From an executive and political standpoint, then, UDP Prime Minister Dean Barrow felt that his government had to do all that lay within their power to protect the 17-14 status quo. The Bible, you know, speaks of the letter of the law and it speaks of the spirit of the law. We are a country run by laws in Belize, but it is human personalities who hold the substantive positions which uphold, interpret, and enforce those laws. The laws do not, in real time, exist in a societal vacuum. The laws exist within an environment controlled by the executive, an executive, in the case of Belize today, which is UDP and partisan because of their having won a 17-14 majority in general elections held in March of 2012. The laws declare certain dicta in words. But words are not scientifically precise. In practice, dishonorable personalities can undermine the foundation purposes of the laws, just as honorable personalities can highlight the sincere spirit of the laws.

General elections are expensive, cumbersome, stressful processes. The political system schedules them for just once every five years. The political system allows elected governments in Belize, no matter how narrow their majorities, to behave with an executive power effectively greater than their numerical margins in seats. Once the Prime Minister is installed after general elections, the size of his opposition in House seats or the streets has never been a real factor in governance. There have been periods of crisis when the size of the opposition in the streets, such as 1968 (Seventeen Proposals) and 1981 (Heads of Agreement) has created a problem. But such crises have never forced new general elections.

Even though our political system always confers huge power on the Prime Minister no matter how narrow his margin of seats in the House, the first time a narrow victory occurred in a general election in Belize, in September of 1989 when the PUP won by a 15-13 seat margin, the PUP quickly moved to seduce the UDP Toledo West area representative, Stanley Usher, to cross the floor and join their government, thus giving them a more comfortable 16-12 margin. (Since that time, legislation has been passed in the House to make it impossible for an area representative to cross the floor without having to resign and force a bye-election for his seat.)
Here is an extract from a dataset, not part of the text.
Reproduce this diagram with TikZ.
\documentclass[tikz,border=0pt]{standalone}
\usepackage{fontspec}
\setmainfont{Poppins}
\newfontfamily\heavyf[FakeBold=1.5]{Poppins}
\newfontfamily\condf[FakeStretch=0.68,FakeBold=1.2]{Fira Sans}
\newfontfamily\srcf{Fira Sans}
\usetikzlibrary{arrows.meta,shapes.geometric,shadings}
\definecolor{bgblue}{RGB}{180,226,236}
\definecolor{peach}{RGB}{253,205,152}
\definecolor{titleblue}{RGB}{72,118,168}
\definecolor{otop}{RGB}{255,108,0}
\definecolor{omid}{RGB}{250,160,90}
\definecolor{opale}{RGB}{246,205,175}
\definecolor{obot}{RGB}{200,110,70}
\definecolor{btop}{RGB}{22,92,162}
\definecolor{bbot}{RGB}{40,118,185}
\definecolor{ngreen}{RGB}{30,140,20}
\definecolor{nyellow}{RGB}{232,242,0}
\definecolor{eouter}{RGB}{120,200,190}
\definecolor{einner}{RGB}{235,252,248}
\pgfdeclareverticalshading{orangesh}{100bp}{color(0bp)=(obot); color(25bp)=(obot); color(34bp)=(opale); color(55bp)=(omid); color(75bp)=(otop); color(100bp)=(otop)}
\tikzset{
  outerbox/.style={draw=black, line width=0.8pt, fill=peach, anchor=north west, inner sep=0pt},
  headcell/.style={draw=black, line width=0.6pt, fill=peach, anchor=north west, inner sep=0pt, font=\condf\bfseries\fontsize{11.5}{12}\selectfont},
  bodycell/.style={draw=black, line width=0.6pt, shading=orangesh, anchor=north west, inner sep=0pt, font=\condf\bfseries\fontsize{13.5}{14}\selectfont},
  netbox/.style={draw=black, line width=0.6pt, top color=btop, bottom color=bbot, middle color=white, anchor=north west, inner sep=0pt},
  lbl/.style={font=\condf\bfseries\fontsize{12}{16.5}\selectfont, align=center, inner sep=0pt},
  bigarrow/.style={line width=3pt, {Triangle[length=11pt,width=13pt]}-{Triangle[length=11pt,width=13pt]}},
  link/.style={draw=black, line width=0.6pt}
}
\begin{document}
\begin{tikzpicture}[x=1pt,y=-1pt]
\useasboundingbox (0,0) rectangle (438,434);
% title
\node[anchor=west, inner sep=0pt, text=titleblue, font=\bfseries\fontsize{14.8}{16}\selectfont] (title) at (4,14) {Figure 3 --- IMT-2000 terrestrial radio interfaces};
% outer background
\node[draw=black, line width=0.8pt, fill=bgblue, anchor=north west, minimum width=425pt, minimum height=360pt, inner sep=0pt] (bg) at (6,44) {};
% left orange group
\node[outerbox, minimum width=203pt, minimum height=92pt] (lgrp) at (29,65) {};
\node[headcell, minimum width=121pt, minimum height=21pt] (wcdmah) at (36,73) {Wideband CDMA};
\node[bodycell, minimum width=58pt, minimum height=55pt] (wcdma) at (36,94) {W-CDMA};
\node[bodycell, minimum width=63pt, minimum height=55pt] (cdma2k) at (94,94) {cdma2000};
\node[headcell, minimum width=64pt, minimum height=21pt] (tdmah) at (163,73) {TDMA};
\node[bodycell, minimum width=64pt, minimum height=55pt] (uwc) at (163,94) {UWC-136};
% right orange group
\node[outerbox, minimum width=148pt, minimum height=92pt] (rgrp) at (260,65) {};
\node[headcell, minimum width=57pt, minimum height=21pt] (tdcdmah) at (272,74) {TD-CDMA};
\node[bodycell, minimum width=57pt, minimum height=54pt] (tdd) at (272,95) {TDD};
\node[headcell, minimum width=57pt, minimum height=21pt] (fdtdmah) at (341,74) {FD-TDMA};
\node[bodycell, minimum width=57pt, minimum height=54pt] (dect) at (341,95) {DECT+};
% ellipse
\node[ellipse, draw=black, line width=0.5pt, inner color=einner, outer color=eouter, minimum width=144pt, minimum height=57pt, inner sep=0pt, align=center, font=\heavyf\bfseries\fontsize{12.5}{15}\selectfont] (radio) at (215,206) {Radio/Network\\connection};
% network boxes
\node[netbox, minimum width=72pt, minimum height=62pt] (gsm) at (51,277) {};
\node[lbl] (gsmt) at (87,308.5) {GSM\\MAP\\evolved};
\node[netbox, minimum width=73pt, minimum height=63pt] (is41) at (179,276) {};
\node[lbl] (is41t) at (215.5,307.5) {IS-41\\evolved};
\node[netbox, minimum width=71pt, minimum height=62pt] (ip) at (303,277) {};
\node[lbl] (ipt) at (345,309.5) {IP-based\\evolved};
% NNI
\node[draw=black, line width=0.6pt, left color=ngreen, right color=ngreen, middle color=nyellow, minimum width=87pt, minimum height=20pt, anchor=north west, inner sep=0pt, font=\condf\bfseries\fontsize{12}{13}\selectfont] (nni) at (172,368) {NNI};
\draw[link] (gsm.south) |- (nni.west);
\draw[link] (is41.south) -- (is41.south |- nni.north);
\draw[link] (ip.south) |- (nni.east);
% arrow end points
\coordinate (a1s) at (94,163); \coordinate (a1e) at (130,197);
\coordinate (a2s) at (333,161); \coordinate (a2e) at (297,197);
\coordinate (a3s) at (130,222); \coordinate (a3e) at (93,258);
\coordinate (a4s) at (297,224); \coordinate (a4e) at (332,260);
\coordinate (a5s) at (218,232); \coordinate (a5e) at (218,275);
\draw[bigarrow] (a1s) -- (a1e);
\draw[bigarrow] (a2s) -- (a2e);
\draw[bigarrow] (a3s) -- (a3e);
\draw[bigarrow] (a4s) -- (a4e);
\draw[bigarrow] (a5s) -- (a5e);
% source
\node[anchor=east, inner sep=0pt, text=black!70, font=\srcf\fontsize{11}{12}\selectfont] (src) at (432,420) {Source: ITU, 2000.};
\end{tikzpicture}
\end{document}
My point in this column is that the power realities are such, under our present system of governance, that our executive appears to have some undesirable influence on our judiciary. This is the opinion of many Belizeans. The judiciary is supposed to be independent of the executive. The goddess of justice is depicted as being blindfolded, hence unable to show personal preference for litigants because she cannot see who they are. In Belize recently and today, we citizens have gotten a sense that because the identity of some people who should be pursued and processed is known to the judicial system, pursuit and process suffer from partiality.

If we should, God forbid, ever lose the rule of law in Belize, we risk entering the kingdom of the jungle. The structural apparatus of the rule of law surely remains in place in Belize, but the Belizean people are no longer the true believers they used to be.

New general elections are one solution to some of the present negativity amongst the citizenry, but what if the new elections are just as close, or closer? Then, the conditions which tempt the executive to interfere with the judiciary would return. We have said to you that the political system we have has guaranteed strong governments even when their seat majorities are small. Our system exalts the executive. The ideal would be for the judiciary to be exalted, not the executive. But, what we have today is as the power structure desires it. In Belize, the system protects power structure personalities. They are superior to the rest of us.